* Directions for this task *
Read the records below. Copy each line where the string "document" occurs.

------------------------------------------------------------

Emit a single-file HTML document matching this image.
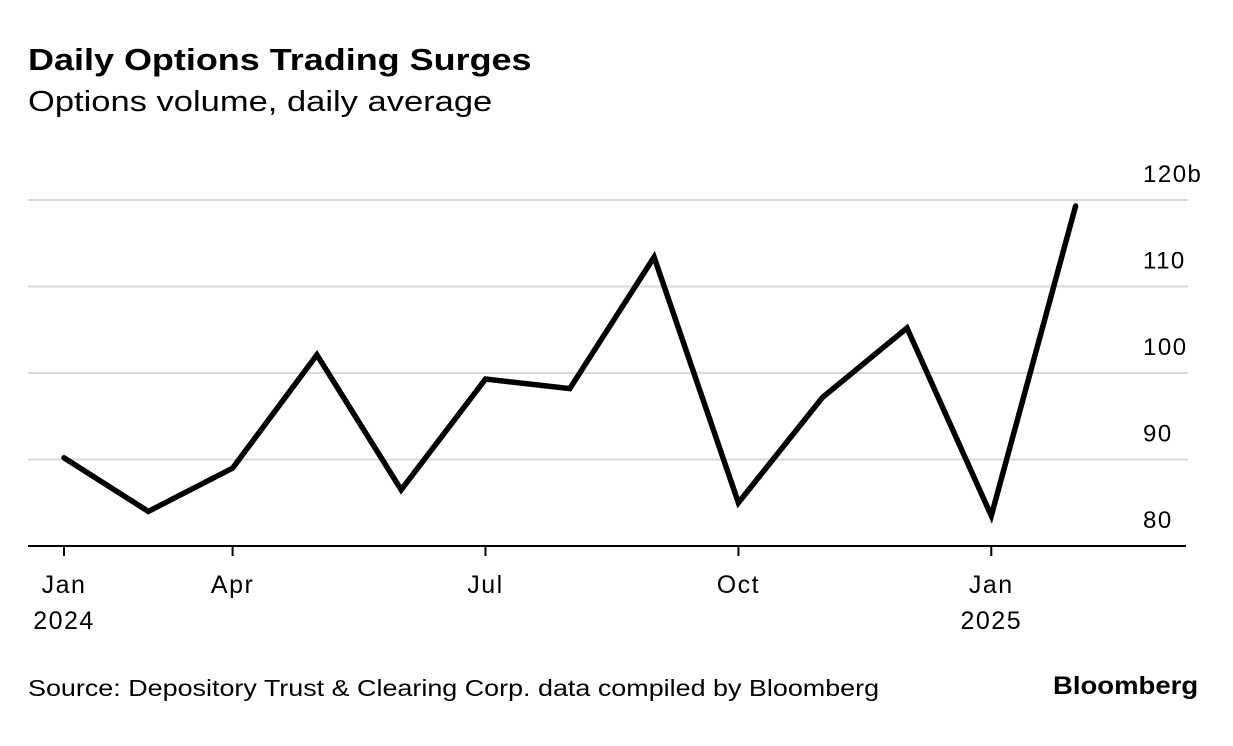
<!DOCTYPE html>
<html><head><meta charset="utf-8"><style>
body{margin:0;background:#fff;font-family:"Liberation Sans",sans-serif;}
#wrap{position:relative;width:1233px;height:746px;overflow:hidden;}
.t{position:absolute;white-space:nowrap;color:#000;transform-origin:0 0;}
</style></head><body>
<div id="wrap">
<div class="t" style="left:28px;top:42px;font-size:31px;font-weight:bold;transform:scaleX(1.16);">Daily Options Trading Surges</div>
<div class="t" style="left:28px;top:86px;font-size:29px;transform:scaleX(1.19);">Options volume, daily average</div>
<svg id="chart" width="1233" height="746" style="position:absolute;left:0;top:0"></svg>
<div class="t" style="left:28px;top:675px;font-size:23px;transform:scaleX(1.17);">Source: Depository Trust &amp; Clearing Corp. data compiled by Bloomberg</div>
<div class="t" style="left:1053px;top:672px;font-size:25px;font-weight:bold;transform:scaleX(1.1);">Bloomberg</div>
</div>
<script>
const months = ["Jan 2024","Feb","Mar","Apr","May","Jun","Jul","Aug","Sep","Oct","Nov","Dec","Jan 2025"];
const values = [90.2,84.0,89.0,102.1,86.5,99.3,98.2,113.4,85.0,97.2,105.2,83.5,119.3];
const yTicks = [80,90,100,110,120];
const yTickLabels = ["80","90","100","110","120b"];
const xTickIdx = [0,2,5,8,11];
const xTickLabels = [["Jan","2024"],["Apr"],["Jul"],["Oct"],["Jan","2025"]];
const NS="http://www.w3.org/2000/svg";
const svg=document.getElementById('chart');
function xS(i){return 64+84.3*i;}
function yS(v){return 546-(v-80)*8.65;}
function mk(tag,attrs){const e=document.createElementNS(NS,tag);for(const k in attrs)e.setAttribute(k,attrs[k]);svg.appendChild(e);return e;}
yTicks.forEach((v,k)=>{
  if(v>80){const g=mk('line',{x1:28,x2:1188,y1:yS(v),y2:yS(v),stroke:'#d9d9d9','stroke-width':2});
  
  }
  const t=mk('text',{x:1143,y:yS(v)-18,'text-anchor':'start','font-size':24,'letter-spacing':1.5,'font-family':'Liberation Sans, sans-serif',fill:'#000'});
  t.textContent=yTickLabels[k];
  
  
});
const ax=mk('line',{x1:28,x2:1186,y1:546,y2:546,stroke:'#000','stroke-width':2});


xTickIdx.forEach((i,k)=>{
  const tk=mk('line',{x1:xS(i),x2:xS(i),y1:546,y2:556,stroke:'#000','stroke-width':2});
  
  
  xTickLabels[k].forEach((s,j)=>{
    const t=mk('text',{x:xS(i),y:593+j*36,'text-anchor':'middle','font-size':25,'letter-spacing':1.5,'font-family':'Liberation Sans, sans-serif',fill:'#000'});
    t.textContent=s;
    
    
  });
});
const pts=values.map((v,i)=>xS(i)+','+yS(v)).join(' ');
const line=mk('polyline',{points:pts,fill:'none',stroke:'#000','stroke-width':5.5,'stroke-linejoin':'miter','stroke-linecap':'round'});


</script>
</body></html>
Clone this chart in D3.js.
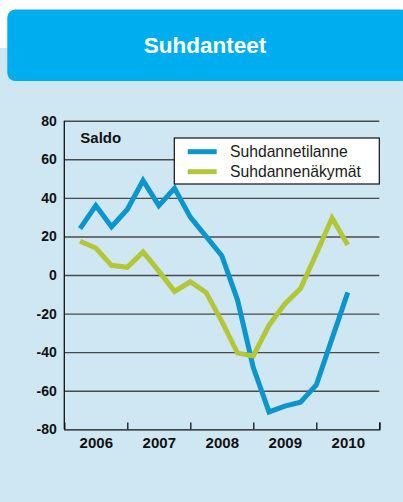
<!DOCTYPE html>
<html>
<head>
<meta charset="utf-8">
<script src="https://cdn.jsdelivr.net/npm/d3@7"></script>
<style>
  html, body { margin: 0; padding: 0; background: #ffffff; }
  svg { display: block; }
</style>
</head>
<body>
<svg id="chart" width="403" height="502"></svg>
<script>
// ---- data ----
const title = "Suhdanteet";
const yLabel = "Saldo";
const years = [2006, 2007, 2008, 2009, 2010];
const quarterIndex = [1, 2, 3, 4, 5, 6, 7, 8, 9, 10, 11, 12, 13, 14, 15, 16, 17, 18];
const seriesNames = ["Suhdannetilanne", "Suhdannenäkymät"];
const tilanne = [24, 36, 25, 34, 49, 36, 45, 30, 20, 10, -13, -48, -71, -68, -66, -57, -33, -9];
const nakymat = [17.5, 14, 5, 4, 12, 2, -8.5, -3.5, -9, -24, -40.5, -42, -26, -15, -7, 11, 29.5, 15.5];
const yTicks = [-80, -60, -40, -20, 0, 20, 40, 60, 80];

const colors = ["#0a96cd", "#b3c638"];

const svg = d3.select("#chart");

// background
svg.append("rect").attr("x", 0).attr("y", 48).attr("width", 403).attr("height", 454).attr("fill", "#cfe7f3");
// header
svg.append("rect").attr("x", 7.3).attr("y", 9.5).attr("width", 402).attr("height", 71.5)
  .attr("rx", 8).attr("ry", 8).attr("fill", "#00aeef");
svg.append("text").attr("x", 205).attr("y", 52.7).attr("text-anchor", "middle")
  .attr("font-family", "Liberation Sans, Arial, sans-serif").attr("font-weight", "bold")
  .attr("font-size", "22.5px").attr("fill", "#ffffff").text(title);

const pL = 64.3, pR = 379.3, pT = 120.7, pB = 429.3;

const x = d3.scaleLinear().domain([years[0], years[years.length - 1] + 1]).range([pL, pR]);
const y = d3.scaleLinear().domain([-80, 80]).range([pB, pT]);

const boldFont = "Liberation Sans, Arial, Helvetica, sans-serif";

// gridlines
const grid = svg.append("g").attr("transform", `translate(${pL},0)`)
  .call(d3.axisLeft(y).tickValues(yTicks.filter(v => v > -80)).tickSize(-(pR - pL)).tickFormat(""));
grid.select(".domain").remove();
grid.selectAll(".tick line").attr("stroke", "#4a4a4a").attr("stroke-width", 1.4);

// y labels
const yAx = svg.append("g").attr("transform", `translate(${pL},0)`)
  .call(d3.axisLeft(y).tickValues(yTicks).tickSize(0).tickPadding(7.5).tickFormat(d => String(d)));
yAx.select(".domain").remove();
yAx.selectAll("text").attr("font-family", boldFont).attr("font-weight", "bold")
  .attr("font-size", "14px").attr("fill", "#111");

// x axis ticks (year boundaries, pointing up)
const xTickAx = svg.append("g").attr("transform", `translate(0,${pB})`)
  .call(d3.axisBottom(x).tickValues(years.map(v => v + 1)).tickSize(-6.7).tickFormat(""));
xTickAx.select(".domain").attr("stroke", "#111").attr("stroke-width", 1.3);
xTickAx.selectAll(".tick line").attr("stroke", "#111").attr("stroke-width", 1.3);

// x labels centred in each year
const xLabAx = svg.append("g").attr("transform", `translate(0,${pB})`)
  .call(d3.axisBottom(x).tickValues(years.map(v => v + 0.5)).tickSize(0).tickPadding(8)
    .tickFormat(d => String(Math.floor(d))));
xLabAx.select(".domain").remove();
xLabAx.selectAll("text").attr("font-family", boldFont).attr("font-weight", "bold")
  .attr("font-size", "15px").attr("fill", "#111");

// left axis line
svg.append("line").attr("x1", pL).attr("x2", pL).attr("y1", pT).attr("y2", pB)
  .attr("stroke", "#111").attr("stroke-width", 1.3);

// Saldo label
svg.append("text").attr("x", 80.3).attr("y", 143.3)
  .attr("font-family", boldFont).attr("font-weight", "bold")
  .attr("font-size", "15px").attr("fill", "#111").text(yLabel);

// lines
const line = d3.line().x((d, i) => x(years[0] + quarterIndex[i] / 4)).y(d => y(d));
[tilanne, nakymat].forEach((s, k) => {
  svg.append("path").datum(s).attr("d", line).attr("fill", "none")
    .attr("stroke", colors[k]).attr("stroke-width", 5).attr("stroke-linejoin", "miter");
});

// legend
const lg = svg.append("g");
lg.append("rect").attr("x", 174.3).attr("y", 138).attr("width", 205).attr("height", 46)
  .attr("fill", "#ffffff").attr("stroke", "#111").attr("stroke-width", 1.2);
seriesNames.forEach((n, k) => {
  const yy = 151.7 + k * 20;
  lg.append("line").attr("x1", 187.7).attr("x2", 216.7).attr("y1", yy).attr("y2", yy)
    .attr("stroke", colors[k]).attr("stroke-width", 5);
  lg.append("text").attr("x", 230).attr("y", yy + 5.3)
    .attr("font-family", "Liberation Sans, Arial, sans-serif").attr("font-size", "15.7px")
    .attr("fill", "#1a1a1a").text(n);
});
</script>
</body>
</html>
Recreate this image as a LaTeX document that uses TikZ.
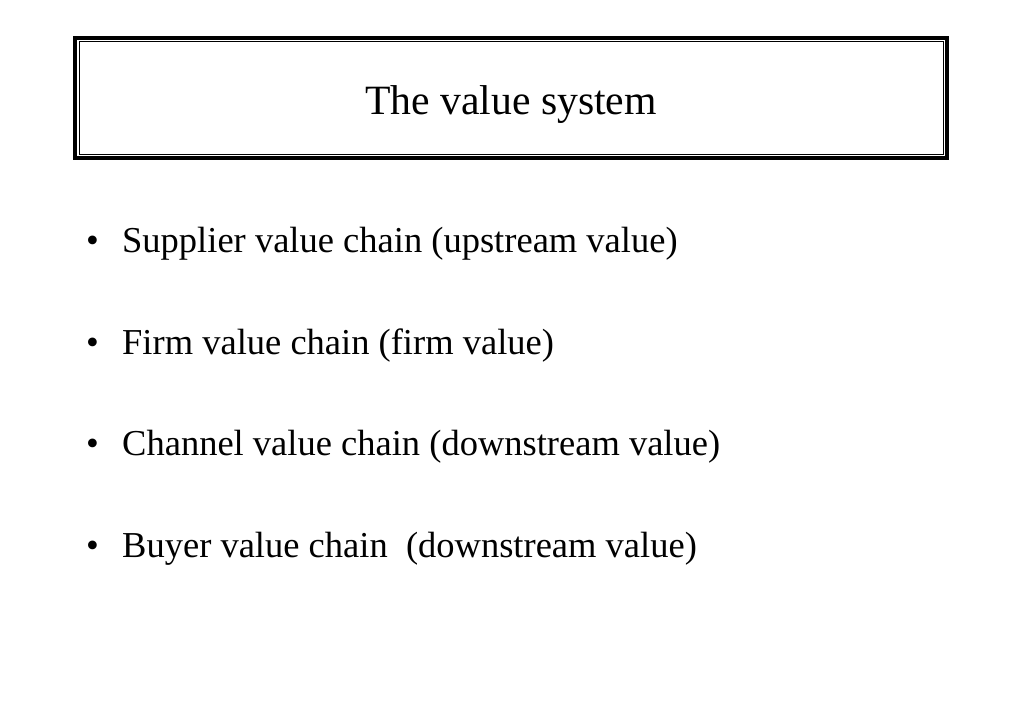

------------------------------------------------------------

* Exercise response *
Emit a single-file HTML document matching this image.
const svg=document.getElementById('chart');
function mk(tag,attrs){const e=document.createElementNS(NS,tag);for(const k in attrs)e.setAttribute(k,attrs[k]);svg.appendChild(e);return e;}
Recreate this image as a LaTeX document that uses TikZ.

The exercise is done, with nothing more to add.